— begin DATA EXCERPT —
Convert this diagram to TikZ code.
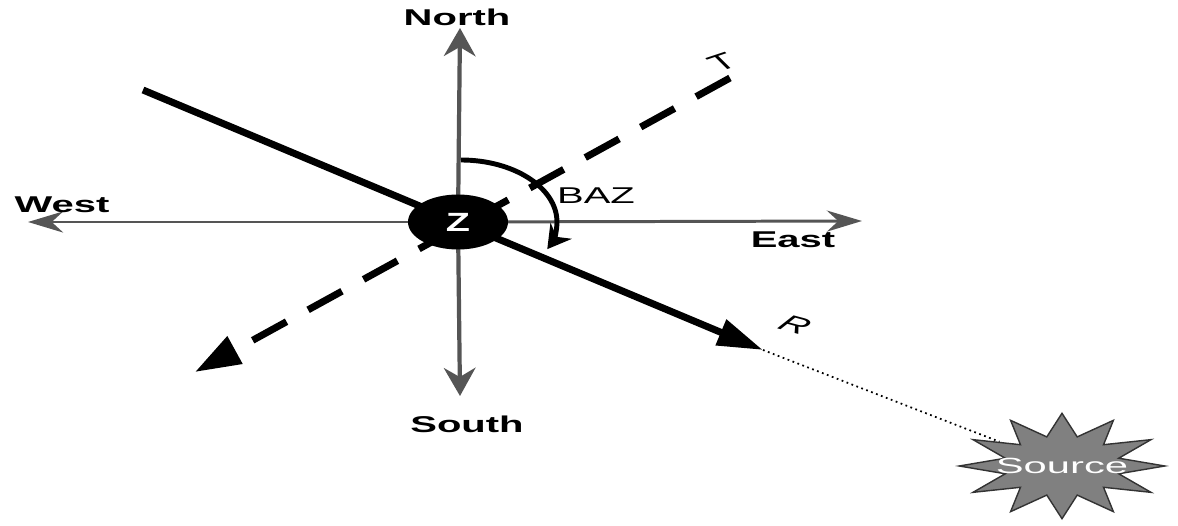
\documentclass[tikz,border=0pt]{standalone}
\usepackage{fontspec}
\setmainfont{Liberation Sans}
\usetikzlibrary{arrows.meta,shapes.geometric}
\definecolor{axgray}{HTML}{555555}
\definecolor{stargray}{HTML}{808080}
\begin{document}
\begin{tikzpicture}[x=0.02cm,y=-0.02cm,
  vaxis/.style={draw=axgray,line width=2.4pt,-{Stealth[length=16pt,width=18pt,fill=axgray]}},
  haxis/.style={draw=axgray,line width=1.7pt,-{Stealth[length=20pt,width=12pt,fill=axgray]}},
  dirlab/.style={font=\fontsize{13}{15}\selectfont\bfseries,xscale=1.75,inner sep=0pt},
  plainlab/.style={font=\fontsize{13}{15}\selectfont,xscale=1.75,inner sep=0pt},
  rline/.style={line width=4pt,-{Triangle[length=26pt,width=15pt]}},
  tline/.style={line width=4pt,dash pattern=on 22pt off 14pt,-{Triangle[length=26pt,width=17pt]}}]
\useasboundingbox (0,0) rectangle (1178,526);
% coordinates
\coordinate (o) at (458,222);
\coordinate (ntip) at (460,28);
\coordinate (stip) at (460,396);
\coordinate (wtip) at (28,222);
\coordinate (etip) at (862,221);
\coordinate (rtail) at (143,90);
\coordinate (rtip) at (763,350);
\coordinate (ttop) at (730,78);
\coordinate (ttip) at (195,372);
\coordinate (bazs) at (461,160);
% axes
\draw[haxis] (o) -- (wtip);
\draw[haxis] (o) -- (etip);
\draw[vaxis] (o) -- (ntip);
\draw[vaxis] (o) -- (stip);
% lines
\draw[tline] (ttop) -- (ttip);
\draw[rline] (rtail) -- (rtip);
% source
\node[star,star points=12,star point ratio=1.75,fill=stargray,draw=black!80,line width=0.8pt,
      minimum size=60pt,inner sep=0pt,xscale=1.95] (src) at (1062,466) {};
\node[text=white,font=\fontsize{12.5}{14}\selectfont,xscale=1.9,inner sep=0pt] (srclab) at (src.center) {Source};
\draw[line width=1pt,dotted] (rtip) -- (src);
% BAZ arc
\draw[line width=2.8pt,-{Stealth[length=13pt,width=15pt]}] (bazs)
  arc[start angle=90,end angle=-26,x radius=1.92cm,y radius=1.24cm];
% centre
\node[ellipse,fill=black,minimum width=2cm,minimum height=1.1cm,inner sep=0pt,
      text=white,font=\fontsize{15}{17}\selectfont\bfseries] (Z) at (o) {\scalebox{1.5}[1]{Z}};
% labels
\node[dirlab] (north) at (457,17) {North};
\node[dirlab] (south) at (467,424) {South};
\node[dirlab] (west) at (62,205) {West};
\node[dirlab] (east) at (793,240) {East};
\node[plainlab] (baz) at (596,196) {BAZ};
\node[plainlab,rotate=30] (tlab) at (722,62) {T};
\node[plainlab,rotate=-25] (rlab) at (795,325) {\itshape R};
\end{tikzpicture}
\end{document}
— end DATA EXCERPT —
▸ AIM OF THE EXERCISE:
Copy all the lines of data exactly as they appear, dropping any images.

▸ FINAL RESULT:
Convert this diagram to TikZ code.
\documentclass[tikz,border=0pt]{standalone}
\usepackage{fontspec}
\setmainfont{Liberation Sans}
\usetikzlibrary{arrows.meta,shapes.geometric}
\definecolor{axgray}{HTML}{555555}
\definecolor{stargray}{HTML}{808080}
\begin{document}
\begin{tikzpicture}[x=0.02cm,y=-0.02cm,
  vaxis/.style={draw=axgray,line width=2.4pt,-{Stealth[length=16pt,width=18pt,fill=axgray]}},
  haxis/.style={draw=axgray,line width=1.7pt,-{Stealth[length=20pt,width=12pt,fill=axgray]}},
  dirlab/.style={font=\fontsize{13}{15}\selectfont\bfseries,xscale=1.75,inner sep=0pt},
  plainlab/.style={font=\fontsize{13}{15}\selectfont,xscale=1.75,inner sep=0pt},
  rline/.style={line width=4pt,-{Triangle[length=26pt,width=15pt]}},
  tline/.style={line width=4pt,dash pattern=on 22pt off 14pt,-{Triangle[length=26pt,width=17pt]}}]
\useasboundingbox (0,0) rectangle (1178,526);
% coordinates
\coordinate (o) at (458,222);
\coordinate (ntip) at (460,28);
\coordinate (stip) at (460,396);
\coordinate (wtip) at (28,222);
\coordinate (etip) at (862,221);
\coordinate (rtail) at (143,90);
\coordinate (rtip) at (763,350);
\coordinate (ttop) at (730,78);
\coordinate (ttip) at (195,372);
\coordinate (bazs) at (461,160);
% axes
\draw[haxis] (o) -- (wtip);
\draw[haxis] (o) -- (etip);
\draw[vaxis] (o) -- (ntip);
\draw[vaxis] (o) -- (stip);
% lines
\draw[tline] (ttop) -- (ttip);
\draw[rline] (rtail) -- (rtip);
% source
\node[star,star points=12,star point ratio=1.75,fill=stargray,draw=black!80,line width=0.8pt,
      minimum size=60pt,inner sep=0pt,xscale=1.95] (src) at (1062,466) {};
\node[text=white,font=\fontsize{12.5}{14}\selectfont,xscale=1.9,inner sep=0pt] (srclab) at (src.center) {Source};
\draw[line width=1pt,dotted] (rtip) -- (src);
% BAZ arc
\draw[line width=2.8pt,-{Stealth[length=13pt,width=15pt]}] (bazs)
  arc[start angle=90,end angle=-26,x radius=1.92cm,y radius=1.24cm];
% centre
\node[ellipse,fill=black,minimum width=2cm,minimum height=1.1cm,inner sep=0pt,
      text=white,font=\fontsize{15}{17}\selectfont\bfseries] (Z) at (o) {\scalebox{1.5}[1]{Z}};
% labels
\node[dirlab] (north) at (457,17) {North};
\node[dirlab] (south) at (467,424) {South};
\node[dirlab] (west) at (62,205) {West};
\node[dirlab] (east) at (793,240) {East};
\node[plainlab] (baz) at (596,196) {BAZ};
\node[plainlab,rotate=30] (tlab) at (722,62) {T};
\node[plainlab,rotate=-25] (rlab) at (795,325) {\itshape R};
\end{tikzpicture}
\end{document}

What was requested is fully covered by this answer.